I never knew that firefighters had this plan. It would be interesting to see how much per month the average public employee (firefighters, police, administrators, teachers, school administrators, mechanics, custodial, maintenance, street, attorneys etc.).
This makes me wonder how much of the school budget is eaten up by retirements packages (not just retirement pay but the total money/benefit/privilege deal). What type of health insurance, who pays, what it covers etc.
I think such a story would be fascinating.
But, that's just me.
By:
Chris on 7/26/10
Outside of some of our more knee jerk "government is the problem" commentators, I suspect most of the public would not be shocked to learn that 35-40 years of public service gets you a solid, comfortable, but far from extravagant retirement. I suspect those who retire well do so by also saving in a deferred compensation or IRA plan. Each union contract comes with a fund paid for by employee contributions and employer money. This mix of funding is not unlike the retirement plans of most big fortune 500 companies. The difference is, in the public sector any changes are a matter of legislation, and that the government hasn't gone away from pensions to defined contribution plans like 401Ks. I do think the public would be interested in some of the early retirement plans for public safety professions like corrections officers, firefighters, and police. The "hybrid" plan mentioned in the piece for prison guards and other staff with substantial offender contact is probably a more efficient model from a local government perspective as it shifts some costs later in retirement back onto the social security system. I would be interested to know which is a more efficient use of both federal and local tax dollars combined.
By:
secretsquirrel on 7/26/10
I was hoping you'd show up Chris! :) On subjects like these you never fail to offer informed, intelligent information.
It just seems that retirements are managed much better for upper echelon private sector people and most all public retirees.
Most of the people I speak with in my day-to-day dealings with them have no pension, 401k nor the wherewithal to make a significant contribution to a retirement plan.
I think that lack of means and financial planning ignorance are the two greatest factors in peoples unpreparedness for retirement.

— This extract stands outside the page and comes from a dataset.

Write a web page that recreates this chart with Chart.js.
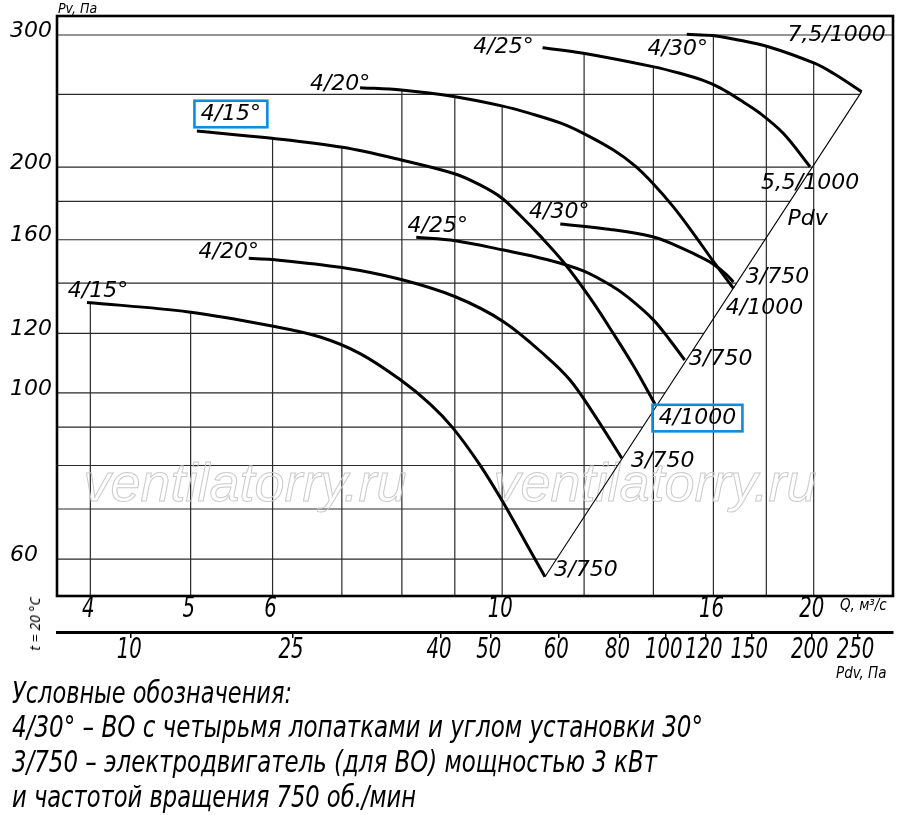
<!DOCTYPE html>
<html><head><meta charset="utf-8">
<script src="https://cdn.jsdelivr.net/npm/chart.js@4.4.0/dist/chart.umd.min.js"></script>
<style>
html,body{margin:0;padding:0;background:#fff;}
#wrap{position:relative;width:900px;height:815px;overflow:hidden;background:#fff;}
canvas{position:absolute;left:0;top:0;}
.t{position:absolute;white-space:nowrap;font-style:italic;color:#000;line-height:1;}
.nar{font-family:"Liberation Sans Narrow","DejaVu Sans Condensed",sans-serif;}
.leg{font-size:30px;left:12px;transform-origin:0 0;}
</style></head><body>
<div id="wrap">
<canvas id="c" width="900" height="815"></canvas>
<div class="t nar" style="left:58px;top:1px;font-size:14px;">Pv, Па</div>
<div class="t nar" style="left:840px;top:598px;font-size:15px;">Q, м³/с</div>
<div class="t nar" style="left:836px;top:666px;font-size:15px;">Pdv, Па</div>
<div class="t" style="left:35px;top:624px;font-family:'Noto Sans',sans-serif;font-size:14px;transform:translate(-50%,-50%) rotate(-90deg);">t = 20 °C</div>
<div class="t nar leg" data-w="280" style="top:678px;">Условные обозначения:</div>
<div class="t nar leg" data-w="691" style="top:712px;">4/30° – ВО с четырьмя лопатками и углом установки 30°</div>
<div class="t nar leg" data-w="645" style="top:747px;">3/750 – электродвигатель (для ВО) мощностью 3 кВт</div>
<div class="t nar leg" data-w="404" style="top:782px;">и частотой вращения 750 об./мин</div>
</div>
<script>
// ---- data (Q in m³/s, Pv in Pa) ----
// lower family, motor 3/750
const q15a  = [3.97, 4.98, 5.99, 6.67, 7.29, 7.98, 8.52, 8.96, 9.52, 10.03, 10.52, 11.0];
const pv15a = [132.0, 128.2, 122.8, 118.7, 112.8, 104.0, 96.6, 89.8, 80.1, 71.3, 63.4, 56.85];
const q20a  = [5.69, 5.99, 7.0, 7.97, 9.01, 10.03, 11.04, 11.63, 12.25, 13.05];
const pv20a = [151.1, 150.6, 146.9, 141.7, 134.3, 124.4, 111.7, 104.0, 93.9, 81.8];
const q25a  = [8.26, 9.01, 10.03, 11.04, 11.98, 12.81, 13.29, 14.0, 14.52, 15.01];
const pv25a = [161.2, 159.5, 155.0, 150.6, 145.4, 138.4, 133.4, 125.1, 117.6, 110.6];
const q30a  = [11.38, 12.73, 13.98, 14.69, 15.30, 15.96, 16.48, 16.73];
const pv30a = [167.9, 165.1, 161.5, 157.4, 153.4, 148.8, 143.6, 140.5];
// upper family
const q15b  = [5.07, 5.99, 7.01, 7.99, 9.01, 9.52, 9.99, 10.40, 10.88, 11.46, 12.16, 12.80, 13.41, 14.05];
const pv15b = [223.4, 218.5, 212.5, 204.4, 195.8, 189.3, 181.9, 172.6, 161.9, 149.4, 133.8, 120.1, 108.3, 96.6];
const q20b  = [7.29, 7.99, 9.01, 9.99, 10.64, 11.38, 11.98, 12.81, 13.44, 13.98, 14.63, 15.30, 15.96, 16.73];
const pv20b = [255.2, 253.4, 248.2, 241.3, 235.8, 229.0, 221.8, 210.7, 200.7, 190.3, 177.1, 163.2, 150.4, 137.8];
const q25b  = [10.94, 11.98, 13.98, 14.85, 15.64, 16.24, 16.98, 17.75, 18.69, 19.84];
const pv25b = [288.5, 283.6, 272.2, 266.7, 260.9, 255.0, 245.7, 235.9, 221.8, 200.2];
const q30b  = [15.08, 15.96, 16.73, 18.08, 20.03, 20.89, 22.25];
const pv30b = [300.6, 299.5, 296.3, 289.4, 275.1, 266.7, 252.1];
// Pdv line (locus of curve ends)
const pdvQ  = [11.0, 22.25];
const pdvPv = [56.85, 252.1];

const bladeLabels = ['4/15°','4/20°','4/25°','4/30°','4/15°','4/20°','4/25°','4/30°'];
const motorLabels = ['3/750','3/750','3/750','3/750','4/1000','4/1000','5,5/1000','7,5/1000'];

// axes
const qTicks  = [4, 5, 6, 10, 16, 20];
const qGrid   = [4, 5, 6, 7, 8, 9, 10, 12, 14, 16, 18, 20];
const pvTicks = [60, 100, 120, 160, 200, 300];
const pvGrid  = [60, 70, 80, 90, 100, 120, 140, 160, 180, 200, 250, 300];
const pdvLabels  = ['10','25','40','50','60','80','100','120','150','200','250'];
const pdvTickAtQ = [4.38, 6.28, 8.73, 9.75, 11.33, 12.98, 14.39, 15.73, 17.41, 19.91, 22.05];
const Q_MIN = 3.714, Q_MAX = 23.86, PV_MIN = 53.59, PV_MAX = 318.0;

// ---- layout / style (not data) ----
const LABEL_LAYOUT = {
  font: 'italic 22px "DejaVu Sans", sans-serif',
  boxColor: '#0d8ddb',
  start: [[11,-11],[-20,-6],[21.5,-11],[-1,-12],[34,-17],[-20,-3],[-39,0],[-9,15]],
  end:   [[41,-6],[41,3],[36,-1],[44,-5],[42.5,14],[31,20],[0,17],[-25,-56]],
  boxedStart: [4], boxedEnd: [4],
  pdv: [-54, 128]
};
const NARROW = '"Liberation Sans Narrow", "DejaVu Sans Condensed", sans-serif';
const AXIS_TEXT = {font: 'italic 28px ' + NARROW, squeeze: 0.78, dx: -2, qY: 610, pdvY: 651};

const series = [[q15a,pv15a],[q20a,pv20a],[q25a,pv25a],[q30a,pv30a],[q15b,pv15b],[q20b,pv20b],[q25b,pv25b],[q30b,pv30b]];
const toPts = (qs, ps) => qs.map((q, i) => ({x: q, y: ps[i]}));
const datasets = series.map(([qs, ps], i) => ({
  label: bladeLabels[i] + ' ' + motorLabels[i],
  data: toPts(qs, ps),
  borderColor: '#000', borderWidth: 3, pointRadius: 0, fill: false,
  tension: 0.35, borderCapStyle: 'butt', borderJoinStyle: 'round'
}));
datasets.push({label: 'Pdv', data: toPts(pdvQ, pdvPv), borderColor: '#000', borderWidth: 1.1, pointRadius: 0, tension: 0, fill: false});
const PDV_INDEX = datasets.length - 1;

function segY(A, B, px) {
  if (A.cp2x === undefined || B.cp1x === undefined) return A.y + (B.y - A.y) * (px - A.x) / (B.x - A.x);
  const bz = (t, p0, p1, p2, p3) => { const m = 1 - t; return m*m*m*p0 + 3*m*m*t*p1 + 3*m*t*t*p2 + t*t*t*p3; };
  let lo = 0, hi = 1;
  for (let k = 0; k < 40; k++) {
    const mid = (lo + hi) / 2;
    if (bz(mid, A.x, A.cp2x, B.cp1x, B.x) < px) lo = mid; else hi = mid;
  }
  const t = (lo + hi) / 2;
  return bz(t, A.y, A.cp2y, B.cp1y, B.y);
}

const gridPlugin = {
  id: 'clippedGrid',
  beforeDatasetsDraw(chart) {
    const {ctx, chartArea: a, scales: {x, y}} = chart;
    const diag = chart.getDatasetMeta(PDV_INDEX).data;
    ctx.save();
    ctx.strokeStyle = '#2a2a2a';
    ctx.lineWidth = 1.2;
    pvGrid.forEach(v => {
      const py = y.getPixelForValue(v);
      let xEnd = a.right;
      const p0 = diag[0], p1 = diag[1];
      if (py <= p0.y && py >= p1.y) xEnd = p0.x + (p1.x - p0.x) * (py - p0.y) / (p1.y - p0.y);
      ctx.beginPath(); ctx.moveTo(a.left, py); ctx.lineTo(xEnd, py); ctx.stroke();
    });
    qGrid.forEach(q => {
      const px = x.getPixelForValue(q);
      let yTop = Infinity;
      for (let i = 0; i < PDV_INDEX; i++) {
        const pts = chart.getDatasetMeta(i).data;
        for (let k = 0; k < pts.length - 1; k++) {
          const A = pts[k], B = pts[k + 1];
          if (px >= A.x && px <= B.x) {
            const yy = segY(A, B, px);
            if (yy < yTop) yTop = yy;
          }
        }
      }
      if (!isFinite(yTop)) yTop = a.top;
      ctx.beginPath(); ctx.moveTo(px, yTop); ctx.lineTo(px, a.bottom); ctx.stroke();
    });
    ctx.font = 'italic 54px "Liberation Sans", Arial, sans-serif';
    ctx.textAlign = 'center'; ctx.textBaseline = 'alphabetic';
    ctx.strokeStyle = '#cacaca'; ctx.lineWidth = 1;
    ctx.strokeText('ventilatorry.ru', 245, 501);
    ctx.strokeText('ventilatorry.ru', 655, 501);
    ctx.restore();
  },
  afterDatasetsDraw(chart) {
    const {ctx, chartArea: a} = chart;
    ctx.save();
    ctx.strokeStyle = '#000'; ctx.lineWidth = 2.6;
    ctx.strokeRect(a.left, a.top, a.right - a.left, a.bottom - a.top);
    ctx.restore();
  }
};

const axisTextPlugin = {
  id: 'axisText',
  afterDraw(chart) {
    const ctx = chart.ctx, T = AXIS_TEXT;
    ctx.save();
    ctx.font = T.font; ctx.fillStyle = '#000';
    ctx.textAlign = 'center'; ctx.textBaseline = 'middle';
    const draw = (scale, labels, yc) => {
      scale.ticks.forEach((t, i) => {
        const px = scale.getPixelForValue(t.value) + T.dx;
        ctx.save(); ctx.translate(px, yc); ctx.scale(T.squeeze, 1);
        ctx.fillText(labels[i], 0, 0);
        ctx.restore();
      });
    };
    draw(chart.scales.x, qTicks.map(String), T.qY);
    draw(chart.scales.x2, pdvLabels, T.pdvY);
    ctx.restore();
  }
};

const labelPlugin = {
  id: 'curveLabels',
  afterDatasetsDraw(chart) {
    const ctx = chart.ctx, L = LABEL_LAYOUT;
    ctx.save();
    ctx.font = L.font; ctx.fillStyle = '#000';
    ctx.textAlign = 'center'; ctx.textBaseline = 'middle';
    const put = (txt, p, off, boxed) => {
      const cx = p.x + off[0], cy = p.y + off[1];
      ctx.fillText(txt, cx, cy);
      if (boxed) {
        const w = ctx.measureText(txt).width + 12.5, h = 26.5;
        ctx.strokeStyle = L.boxColor; ctx.lineWidth = 2.6;
        ctx.strokeRect(cx - w / 2, cy - h / 2, w, h);
      }
    };
    for (let i = 0; i < PDV_INDEX; i++) {
      const pts = chart.getDatasetMeta(i).data;
      put(bladeLabels[i], pts[0], L.start[i], L.boxedStart.includes(i));
      put(motorLabels[i], pts[pts.length - 1], L.end[i], L.boxedEnd.includes(i));
    }
    const dp = chart.getDatasetMeta(PDV_INDEX).data;
    put('Pdv', dp[dp.length - 1], L.pdv, false);
    ctx.restore();
  }
};

new Chart(document.getElementById('c'), {
  type: 'line',
  data: {datasets},
  options: {
    responsive: false, animation: false, devicePixelRatio: 1,
    layout: {padding: {left: 0, top: 16, right: 7, bottom: 133}},
    plugins: {legend: {display: false}, tooltip: {enabled: false}},
    scales: {
      x: {
        type: 'logarithmic', position: 'bottom', weight: 0, min: Q_MIN, max: Q_MAX,
        grid: {display: false, drawTicks: false}, border: {display: false},
        afterBuildTicks: s => { s.ticks = qTicks.map(v => ({value: v})); },
        afterFit: s => { s.height = 36; s.paddingLeft = 0; s.paddingRight = 0; },
        ticks: {display: false, autoSkip: false}
      },
      x2: {
        type: 'logarithmic', position: 'bottom', weight: 1, min: Q_MIN, max: Q_MAX,
        grid: {display: true, drawOnChartArea: false, drawTicks: true, tickLength: 6, color: '#000', lineWidth: 1.5},
        border: {display: true, color: '#000', width: 3},
        afterBuildTicks: s => { s.ticks = pdvTickAtQ.map(v => ({value: v})); },
        afterFit: s => { s.height = 50; s.paddingLeft = 0; s.paddingRight = 0; },
        ticks: {display: false, autoSkip: false}
      },
      y: {
        type: 'logarithmic', position: 'left', min: PV_MIN, max: PV_MAX,
        grid: {display: false, drawTicks: false}, border: {display: false},
        afterBuildTicks: s => { s.ticks = pvTicks.map(v => ({value: v})); },
        afterFit: s => { s.width = 57; s.paddingTop = 0; s.paddingBottom = 0; },
        ticks: {autoSkip: false, padding: 5, labelOffset: -4, color: '#000',
          font: {family: '"DejaVu Sans", sans-serif', size: 22, style: 'italic'},
          callback: v => (v === 60 ? '60  ' : String(v))}
      }
    }
  },
  plugins: [gridPlugin, labelPlugin, axisTextPlugin]
});

document.querySelectorAll('.leg').forEach(el => {
  const w = el.getBoundingClientRect().width;
  const target = +el.dataset.w;
  if (w > 0) el.style.transform = 'scaleX(' + (target / w) + ')';
});
</script>
</body></html>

As for the cost of retirement packages, there is little that I have read or seen reported on how they are constructed, how the responsible arm of government funds these retirements and if there is a point where the burden of pensions matches the burden of payroll for active employees. With the financial market not doing so hot lately, are these pensions affected since most of them are invested?
This is what I'm driving at:
Better health care insurance means better health in most instances.
Better health means a longer life.
A longer life means a longer payout of benefits.
Could this longer life span have an effect on what we have been paying out all along?
By:
Paperboy on 7/27/10
You want to deal with pension issues?
How about the total collapse of private AND public pensions?
Think it's not happening?
Fitch study indicates that 86% of defined benefit pension plans were underfunded, when computed according to generally accepted accounting principles (GAAP)The median rate of underfunding is 21% many large corporations have nearly a 50% underfunding.
Guess who's covering corporate greed AGAIN by paying for unfunded and under-funded pensions while corporations are paying huge bonuses to
management...you guessed it, us.
http://moneycentral.msn.com/content/p87329.asp
http://www.washingtonexaminer.com/opinion/blogs/beltway-confidential/Almost-half-of-top-unions-have-underfunded-pension-plans--47162127.html
By:
Chris on 7/27/10
Indeed, the biggest problem with pensions is that they are subject to the performance of their investments. They tend to be very conservative, but still will head toward insolvency during downturns in the market. In the public sector, these funds have occasionally needed an injection of cash from the general fund, at taxpayer expense. In MN this has been rare, and the AFSME an MAPE funds have been solid.
The issue with a lot of private company pensions, is that, like social security, they often depend on today's workers to pay for yesterday's retirees. If a company has a much smaller workforce today, say like a car company, than it was decades ago, this creates a big structural problem. Throw in the biggest recession since the 1930s on top and you have a really big problem.
This issue isn't applicable to government pensions. The actual government workforce isn't likely to get much smaller unless you really want to kill publicly funded colleges or eviscerate a major department like DHS.